Spouted jar


Not on view

This pitcher has a squat body with a rounded shoulder, a short neck, and a flaring rim. A long spout emerges from one side of the body just below the shoulder and connects to the rim before jutting out horizontally. A flat handle connects the shoulder and the rim on the other side. The pitcher is buff, with painted reddish-brown decorations, including checkerboard patterns on the body, dots on the rim, and crosshatching, zigzags and rays on the spout and handle. The combination of the long spout and painted decorations suggest the form of a bird. The body and neck were made separately on a wheel, with the handle and spout added later.

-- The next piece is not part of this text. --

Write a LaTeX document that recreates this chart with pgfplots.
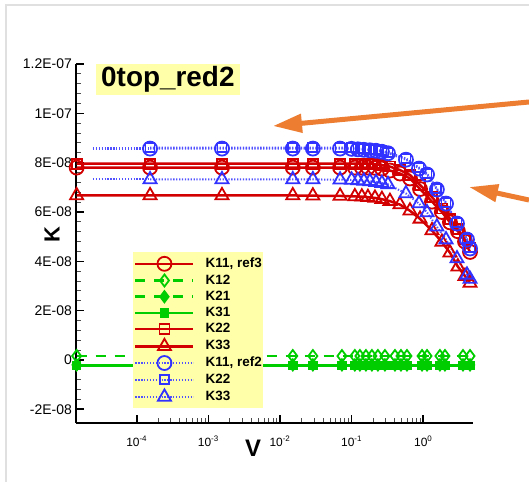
\documentclass[border=0pt]{standalone}
\usepackage{fontspec}
\setmainfont{Liberation Sans}
\usepackage{pgfplots}
\pgfplotsset{compat=1.18}
\usetikzlibrary{arrows.meta}
\definecolor{kred}{RGB}{210,0,0}
\definecolor{kblue}{RGB}{50,50,255}
\definecolor{kgreen}{RGB}{0,205,0}
\definecolor{kyellow}{RGB}{255,255,170}
\definecolor{korange}{RGB}{237,125,49}
\begin{document}
\begin{tikzpicture}
\useasboundingbox (0,0) rectangle (529bp,482bp);
\draw[black!12, line width=1.5bp] (6bp,0bp) -- (6bp,477bp) -- (529bp,477bp);
\begin{axis}[
  at={(76bp,59bp)}, anchor=south west,
  width=397.3bp, height=359bp, scale only axis,
  xmode=log, xmin=1.42e-5, xmax=5,
  ymin=-2.556e-8, ymax=1.2e-7,
  clip=false,
  axis x line*=bottom, axis y line*=left,
  axis line style={line width=2bp, black},
  tick align=inside,
  major tick length=8bp, minor tick length=5bp,
  every major tick/.append style={line width=1.6bp, black},
  every minor tick/.append style={line width=0.9bp, black!70},
  xtick={1e-4,1e-3,1e-2,1e-1,1},
  xticklabels={10\textsuperscript{-4},10\textsuperscript{-3},10\textsuperscript{-2},10\textsuperscript{-1},10\textsuperscript{0}},
  xticklabel style={font=\fontsize{12}{12}\selectfont, inner sep=0pt, anchor=north, yshift=-13bp},
  ytick={-2e-8,0,2e-8,4e-8,6e-8,8e-8,1e-7,1.2e-7},
  yticklabels={-2E-08,0,2E-08,4E-08,6E-08,8E-08,1E-07,1.2E-07},
  scaled y ticks=false,
  minor y tick num=4,
  yticklabel style={font=\fontsize{14}{14}\selectfont, inner sep=0pt, anchor=east, xshift=-4bp},
  xlabel={V},
  xlabel style={at={(axis description cs:0.446,-0.0696)}, anchor=center, font=\bfseries\fontsize{24}{24}\selectfont},
  ylabel={K},
  ylabel style={at={(axis description cs:-0.0604,0.524)}, anchor=center, rotate=0, font=\bfseries\fontsize{22}{22}\selectfont},
  legend style={at={(axis description cs:0.1435,0.476)}, anchor=north west, fill=kyellow, draw=none,
    font=\bfseries\fontsize{13.5}{13.5}\selectfont, inner xsep=1bp, inner ysep=4.5bp, row sep=3.2bp,
    nodes={inner sep=0pt, text height=10bp, text depth=3bp},
    /tikz/every odd column/.append style={column sep=11bp}},
  legend cell align=left,
  legend image code/.code={\draw[mark repeat=2,mark phase=2,#1] plot coordinates {(0bp,0bp)(29bp,0bp)(58bp,0bp)};},
  bdot/.style={kblue!85, line width=2bp, dash pattern=on 1.3bp off 1.6bp},
]
% K11, ref3
\addplot[kred, line width=2.5bp, mark=o, mark size=7bp, mark options={solid, line width=1.8bp}] coordinates {
(1.45e-5,7.80e-8)(1.535e-4,7.80e-8)(1.55e-3,7.80e-8)(0.0151,7.80e-8)(0.0288,7.80e-8)(0.069,7.80e-8)
(0.111,7.80e-8)(0.139,7.80e-8)(0.169,7.80e-8)(0.212,7.79e-8)(0.265,7.76e-8)(0.343,7.68e-8)
(0.473,7.56e-8)(0.653,7.36e-8)(0.902,6.93e-8)(1.325,6.42e-8)(1.82,6.00e-8)(2.36,5.58e-8)
(3.05,5.22e-8)(3.83,4.80e-8)(4.50,4.38e-8)};
\addlegendentry{K11, ref3}
% K12
\addplot[kgreen, line width=2.5bp, dash pattern=on 10bp off 9bp, mark=diamond, mark size=6bp, mark options={solid, line width=1.8bp}] coordinates {
(1.45e-5,1.6e-9)(1.535e-4,1.6e-9)(1.55e-3,1.6e-9)(0.0151,1.6e-9)(0.0288,1.6e-9)(0.0733,1.6e-9)
(0.111,1.6e-9)(0.1306,1.6e-9)(0.1585,1.6e-9)(0.192,1.6e-9)(0.233,1.6e-9)(0.292,1.6e-9)
(0.403,1.6e-9)(0.489,1.6e-9)(0.593,1.6e-9)(0.962,1.6e-9)(1.13,1.6e-9)(1.71,1.6e-9)
(2.01,1.6e-9)(3.59,1.6e-9)(4.50,1.6e-9)};
\addlegendentry{K12}
% K21
\addplot[kgreen, line width=2.5bp, dash pattern=on 10bp off 9bp, mark=diamond*, mark size=5bp, mark options={solid, fill=kgreen}] coordinates {
(1.45e-5,-2.0e-9)(1.535e-4,-2.0e-9)(1.55e-3,-2.0e-9)(0.0151,-2.0e-9)(0.0288,-2.0e-9)(0.0733,-2.0e-9)
(0.111,-2.0e-9)(0.1306,-2.0e-9)(0.1585,-2.0e-9)(0.192,-2.0e-9)(0.233,-2.0e-9)(0.292,-2.0e-9)
(0.403,-2.0e-9)(0.489,-2.0e-9)(0.593,-2.0e-9)(0.962,-2.0e-9)(1.13,-2.0e-9)(1.71,-2.0e-9)
(2.01,-2.0e-9)(3.59,-2.0e-9)(4.50,-2.0e-9)};
\addlegendentry{K21}
% K31
\addplot[kgreen, line width=2.5bp, mark=square*, mark size=3.5bp, mark options={solid, fill=kgreen}] coordinates {
(1.45e-5,-2.3e-9)(1.535e-4,-2.3e-9)(1.55e-3,-2.3e-9)(0.0151,-2.3e-9)(0.0288,-2.3e-9)(0.0733,-2.3e-9)
(0.111,-2.3e-9)(0.1306,-2.3e-9)(0.1585,-2.3e-9)(0.192,-2.3e-9)(0.233,-2.3e-9)(0.292,-2.3e-9)
(0.403,-2.3e-9)(0.489,-2.3e-9)(0.593,-2.3e-9)(0.962,-2.3e-9)(1.13,-2.3e-9)(1.71,-2.3e-9)
(2.01,-2.3e-9)(3.59,-2.3e-9)(4.50,-2.3e-9)};
\addlegendentry{K31}
% K22 red
\addplot[kred, line width=2.5bp, mark=square, mark size=5bp, mark options={solid, line width=1.8bp}] coordinates {
(1.45e-5,7.96e-8)(1.535e-4,7.96e-8)(1.55e-3,7.96e-8)(0.0151,7.96e-8)(0.0288,7.96e-8)(0.069,7.96e-8)
(0.111,7.96e-8)(0.139,7.96e-8)(0.169,7.96e-8)(0.212,7.94e-8)(0.265,7.90e-8)(0.343,7.84e-8)
(0.473,7.70e-8)(0.653,7.50e-8)(0.902,7.10e-8)(1.325,6.60e-8)(1.82,6.14e-8)(2.36,5.73e-8)
(3.05,5.30e-8)(3.83,4.90e-8)(4.50,4.56e-8)};
\addlegendentry{K22}
% K33 red
\addplot[kred, line width=2.5bp, mark=triangle, mark size=7.5bp, mark options={solid, line width=1.8bp}] coordinates {
(1.45e-5,6.67e-8)(1.535e-4,6.67e-8)(1.55e-3,6.67e-8)(0.0151,6.67e-8)(0.0288,6.66e-8)(0.069,6.65e-8)
(0.111,6.63e-8)(0.139,6.62e-8)(0.169,6.60e-8)(0.212,6.57e-8)(0.265,6.52e-8)(0.343,6.44e-8)
(0.473,6.30e-8)(0.653,6.05e-8)(0.902,5.72e-8)(1.325,5.25e-8)(1.82,4.78e-8)(2.36,4.35e-8)
(3.05,3.78e-8)(3.83,3.40e-8)(4.50,3.12e-8)};
\addlegendentry{K33}
% K11, ref2
\addplot[bdot, mark=o, mark size=7bp, mark options={solid, kblue, line width=1.8bp}] coordinates {
(1.535e-4,8.57e-8)(1.55e-3,8.57e-8)(0.0151,8.57e-8)(0.0288,8.57e-8)(0.069,8.57e-8)
(0.1,8.56e-8)(0.1225,8.54e-8)(0.1486,8.52e-8)(0.180,8.50e-8)(0.219,8.48e-8)(0.265,8.44e-8)(0.322,8.38e-8)
(0.574,8.12e-8)(0.873,7.76e-8)(1.13,7.52e-8)(1.55,6.91e-8)(2.08,6.34e-8)(2.96,5.53e-8)(4.08,4.88e-8)(4.50,4.52e-8)};
\addlegendentry{K11, ref2}
% K22 blue
\addplot[bdot, mark=square, mark size=4.5bp, mark options={solid, kblue, line width=1.8bp}] coordinates {
(1.535e-4,8.61e-8)(1.55e-3,8.61e-8)(0.0151,8.61e-8)(0.0288,8.61e-8)(0.069,8.61e-8)
(0.1,8.60e-8)(0.1225,8.58e-8)(0.1486,8.56e-8)(0.180,8.54e-8)(0.219,8.52e-8)(0.265,8.48e-8)(0.322,8.42e-8)
(0.574,8.17e-8)(0.873,7.80e-8)(1.13,7.56e-8)(1.55,6.95e-8)(2.08,6.38e-8)(2.96,5.57e-8)(4.08,4.92e-8)(4.50,4.56e-8)};
\addlegendentry{K22}
% K33 blue
\addplot[bdot, mark=triangle, mark size=7.5bp, mark options={solid, kblue, line width=1.8bp}] coordinates {
(1.535e-4,7.32e-8)(1.55e-3,7.32e-8)(0.0151,7.32e-8)(0.0288,7.32e-8)(0.069,7.31e-8)
(0.1,7.30e-8)(0.1225,7.28e-8)(0.1486,7.26e-8)(0.180,7.24e-8)(0.219,7.21e-8)(0.265,7.17e-8)(0.322,7.12e-8)
(0.574,6.75e-8)(0.873,6.34e-8)(1.13,5.98e-8)(1.55,5.40e-8)(2.08,4.88e-8)(2.96,4.11e-8)(4.08,3.45e-8)(4.50,3.28e-8)};
\addlegendentry{K33}
% leading blue segments (no markers)
\addplot[forget plot, bdot] coordinates {(2.45e-5,8.57e-8)(1.535e-4,8.57e-8)};
\addplot[forget plot, bdot] coordinates {(2.45e-5,8.61e-8)(1.535e-4,8.61e-8)};
\addplot[forget plot, bdot] coordinates {(2.45e-5,7.32e-8)(1.535e-4,7.32e-8)};
\end{axis}
\node[fill=kyellow, anchor=north west, inner xsep=5bp, inner ysep=0bp, minimum height=31bp, font=\bfseries\fontsize{28}{28}\selectfont] at (96bp,418bp) {0top\_red2};
\draw[korange, line width=5bp, -{Triangle[length=29bp,width=18bp]}] (529bp,380bp) -- (273bp,356bp);
\draw[korange, line width=5bp, -{Triangle[length=29bp,width=17bp]}] (529bp,282bp) -- (469bp,295bp);
\end{tikzpicture}
\end{document}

This pitcher was excavated at Tepe Sialk, near Kashan in central Iran. Sialk was the site of a fortified town, constructed in the early first millennium B.C. Several hundred yards from the town there was a large cemetery, called Necropolis B by the archaeologists who explored it between 1933 and 1937. The graves were pits covered with pitched roofs made of stone or clay, and in addition to the bodies of the dead they contained jewelry, weapons, leather armor, horse trappings and ceramic vessels, including many similar pitchers. Presumably this pitcher was used to pour a liquid containing dregs, such as wine, since the round body and long spout would prevent the dregs from ending up in the cup. Possibly it was used in a funerary banquet or ritual before it was placed in the grave; regardless, its burial in the cemetery shows that drinking wine was an important part of life and death in Iron Age Sialk.